Recently, I been reading about business strategies and the word “leverage,” came up. Typically in business, the word “leverage” refers to the amount of debt a company has in its mix of debt and equity, but I began to explore what it means on a personal individual basis, as well.
The synonyms for the word “leverage” are influence, power, authority, weight, sway, control, say, ascendancy, dominance, advantage, pressure, edge, standing, prestige, and rank.
When you consider these descriptors, it’s easier to put the weight of the word into actionable terms for both the person and the business or organization.
Whether you’re trying to bring value to the marketplace, your community or circle of influence, it’s much easier to do if you have “leverage.”
Your leverage is the people you know. It’s the contracts you hold, the successful work that you’ve performed or the product that’s done well in the marketplace. So many times, we fail to capitalize on past successes. I’m guilty of that myself. We do the work and the project or product is a great success. We happily we clap our hands or give ourselves a well-deserved pat on the back, and then we put our heads down to conquer then next giant.
I propose that it would be much easier to use that success to open doors to the next project, instead of taking on a totally new task.

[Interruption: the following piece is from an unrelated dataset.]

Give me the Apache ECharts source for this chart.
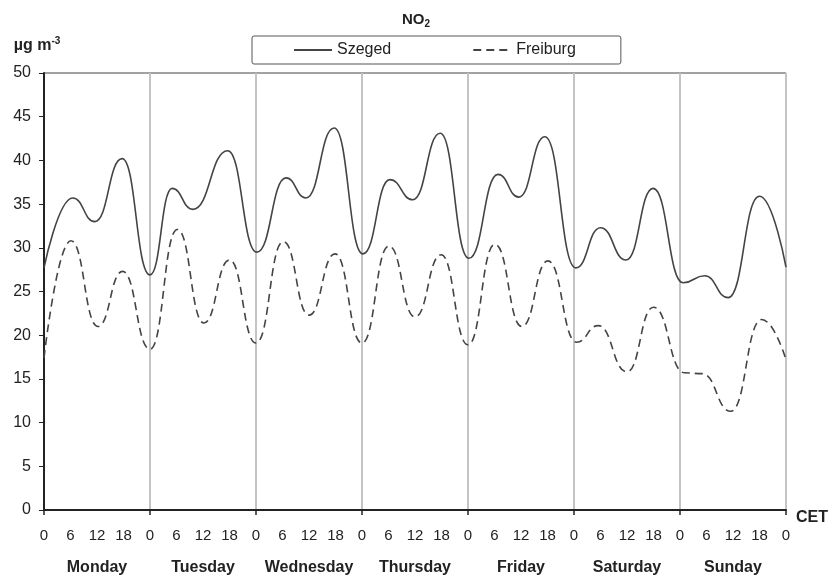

When we unabashedly use our connections and our past successes as a beacon to say “see look what great thing happened, join in and let’s do great things together,” then we find fellows in the work, kindred spirits who can help push our goals further down the path.

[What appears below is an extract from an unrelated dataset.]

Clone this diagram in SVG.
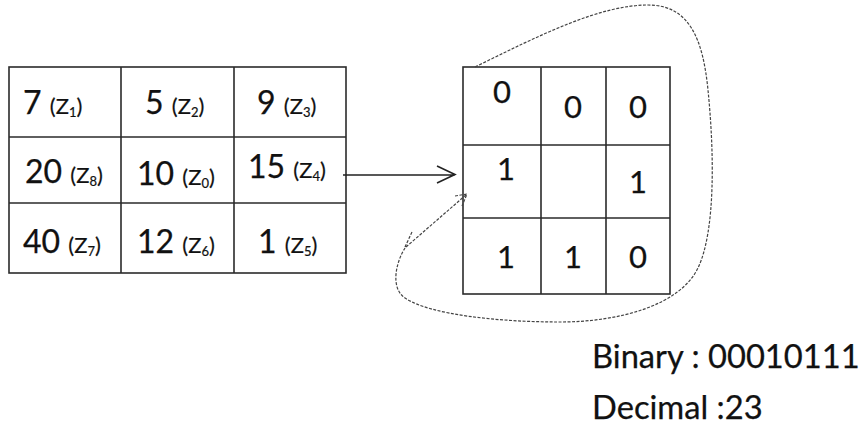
<svg xmlns="http://www.w3.org/2000/svg" width="861" height="444" viewBox="0 0 861 444">
  <style>
    .grid { fill: none; stroke: #2b2b2b; stroke-width: 1.6; }
    .num { font-family: Lato, "Open Sans", sans-serif; font-size: 32px; fill: #111; stroke: #111; stroke-width: 0.25; }
    .bit { font-family: Lato, "Open Sans", sans-serif; font-size: 31px; fill: #111; stroke: #111; stroke-width: 0.25; text-anchor: middle; }
    .z { font-size: 22px; stroke-width: 0.2; }
    .sub { font-size: 13px; }
    .note { font-family: Lato, "Open Sans", sans-serif; font-size: 32.7px; fill: #111; stroke: #111; stroke-width: 0.25; }
    .link { fill: none; stroke: #222; stroke-width: 1.6; }
    .dash { fill: none; stroke: #444; stroke-width: 1.2; stroke-dasharray: 3 1.5; }
  </style>

  <!-- 3x3 neighbourhood of pixel values -->
  <g id="values">
    <rect class="grid" x="9" y="67" width="337" height="206"/>
    <path class="grid" d="M121 67V273M234 67V273M9 137H346M9 203H346"/>
    <text class="num" x="23" y="114">7 <tspan class="z">(Z<tspan class="sub" dy="3">1</tspan><tspan dy="-3">)</tspan></tspan></text>
    <text class="num" x="145" y="114">5 <tspan class="z">(Z<tspan class="sub" dy="3">2</tspan><tspan dy="-3">)</tspan></tspan></text>
    <text class="num" x="257" y="114">9 <tspan class="z">(Z<tspan class="sub" dy="3">3</tspan><tspan dy="-3">)</tspan></tspan></text>
    <text class="num" x="25" y="183">20 <tspan class="z">(Z<tspan class="sub" dy="3">8</tspan><tspan dy="-3">)</tspan></tspan></text>
    <text class="num" x="137" y="185">10 <tspan class="z">(Z<tspan class="sub" dy="3">0</tspan><tspan dy="-3">)</tspan></tspan></text>
    <text class="num" x="248" y="178">15 <tspan class="z">(Z<tspan class="sub" dy="3">4</tspan><tspan dy="-3">)</tspan></tspan></text>
    <text class="num" x="23" y="253">40 <tspan class="z">(Z<tspan class="sub" dy="3">7</tspan><tspan dy="-3">)</tspan></tspan></text>
    <text class="num" x="137" y="253">12 <tspan class="z">(Z<tspan class="sub" dy="3">6</tspan><tspan dy="-3">)</tspan></tspan></text>
    <text class="num" x="258" y="253">1 <tspan class="z">(Z<tspan class="sub" dy="3">5</tspan><tspan dy="-3">)</tspan></tspan></text>
  </g>

  <!-- thresholded binary pattern -->
  <g id="bits">
    <rect class="grid" x="463" y="67" width="207" height="227"/>
    <path class="grid" d="M541 67V294M606 67V294M463 145H670M463 218H670"/>
    <text class="bit" x="502" y="103">0</text>
    <text class="bit" x="573" y="118">0</text>
    <text class="bit" x="638" y="118">0</text>
    <text class="bit" x="506" y="180">1</text>
    <text class="bit" x="638" y="193">1</text>
    <text class="bit" x="506" y="268">1</text>
    <text class="bit" x="573" y="268">1</text>
    <text class="bit" x="638" y="268">0</text>
  </g>

  <g id="result">
    <text class="note" x="592" y="368">Binary : 00010111</text>
    <text class="note" x="592" y="419">Decimal :23</text>
  </g>

  <g id="connectors">
    <path class="link" d="M343 175H455M437 166L455 174.5L437 183"/>
    <!-- circular read-out path around the pattern -->
    <path class="dash" d="M475 67C540 35 600 5 648 5C690 5 703 40 708 90C714 150 716 230 698 268C680 305 620 322 560 322C500 322 430 315 405 298C390 288 396 262 405 248"/>
    <path class="dash" stroke-width="1.8" d="M406 247L467 194M455 196L467 194L462 206M405 247L412 232"/>
  </g>
</svg>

I realized how many times I had failed to leverage my successes as I looked back on the past year of accomplishments. I was extremely proud of all that I had accomplished, but I was so busy moving on to the next thing on the list, that I didn’t stop long enough to draw a connecting arrow from one accomplishment to the other.
By failing to do so, I created work for myself and I missed opportunities to grow the business more organically.
So moving forward, I’ve committed to being more mindful about leveraging every accomplishment and every success as much as possible. In other words, I’m going to squeeze every bit of juice out of the lemon, so that I don’t have to keep planting lemon trees.